My approach to writing is simple: I try to put you into the mind of my characters, behind their eyes, and allow you to see the world from their perspective.
The Assassin’s Cradle is written in first-person and gives you very little information from outside of Idries’s awareness. I give you just enough of a glimpse behind closed doors to let you know that there are complex machinations taking place elsewhere. The intent is to make you as oblivious to what is happening as Idries is. I want your lack of knowledge to be organic, not like a poorly written mystery where the hero hides their secret knowledge until the end after the author has taken you on a wild chase following false leads.
Certainly, I could have given you much more knowledge about the ongoing plots and intrigue, but I felt it would have taken away from the more up-close and personal journey Idries is on. When he misses the forest for the trees, I want you to take the parallel path with him. I want you to be as surprised by his lack of situational awareness as he is. When Idries says, “Crap!” I want you to feel it as profoundly as he does, and if you’ve already recognized something Idries missed, I want you to chuckle when he finally catches on.
As a reader, I often second-guess the decisions characters make in the stories I read, I question their reactions, supplant their emotions with my own. For me, that says I have put myself into the story. Eventually, if the character is consistently written, I will adopt their emotions and reactions and no longer question their decisions. I hope to accomplish the same thing in my writing. I want you to understand my characters, but I can’t expect you to understand them as well as I do. If I do my job well enough, I leave just enough mystery behind that you want to know more about them.
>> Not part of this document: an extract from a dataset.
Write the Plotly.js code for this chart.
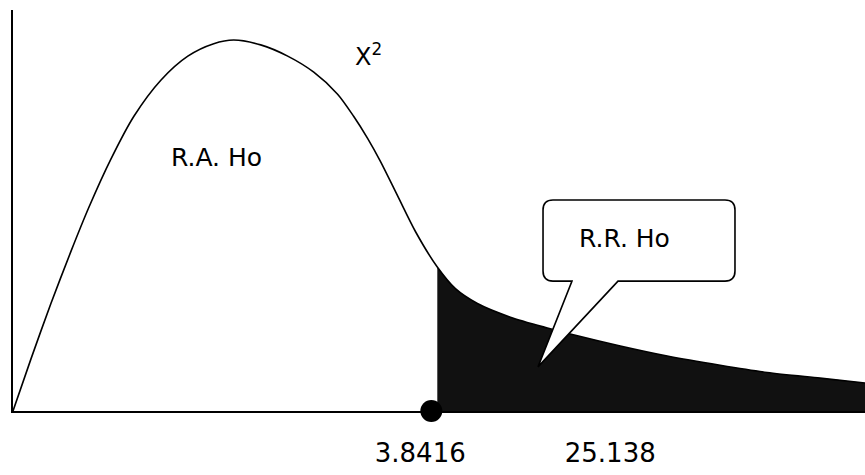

Speaking of characters, The Assassin’s Cradle introduces a concept of conglomerate empires, which I call empirates. In preparing to write, I developed profiles for the empirates involved in the story, giving them the kind of history and personality normally reserved for characters. Then there are the locations. I drew a map of Ganoten, created continents that went through tectonic shifts, designed ocean currents, planned weather patterns, mountain ranges, fertile plains, deserts, forests, lakes, the whole thing. I created stories for each city, giving them character, a climate, a demographic mix, an ambiance. In both cases, I wanted there to be substance behind the mechanical function. Neither the empirates nor the locations are supposed to be window dressing. I want them to exist in all four dimensions (the normal three and time).
Everyone notices different things about their surrounding, and readers are the same. I believe in offering my readers food for their imaginations. I try to make the characters and the environments memorable. At the same time, I try to present the elements in a visceral way to involve you and plant seeds in your mind that will grow as the story progresses. If I create a believable context, you’ll fill in the blanks from your own experience, from your imagination.
I can still see the paths and courtyards aligned between the grids of blocky towers in Protol City, the lake canals below the mist-shrouded temple in Depung Tso, and the winding, sand-colored streets and alleys of Oscalla. Hopefully, the people who have finished The Assassin’s Cradle still can too. That’s how I approach writing. When Idries wakes up in his bed after passing out from exhaustion, confused and disoriented, I hope you wonder what happened just like he does.
It was a joy for me to join the characters as they traverse the story I sketched out for them. They gave me numerous surprises along the way. I hope you get a least a little of that joy and surprise as you read The Assassin’s Cradle.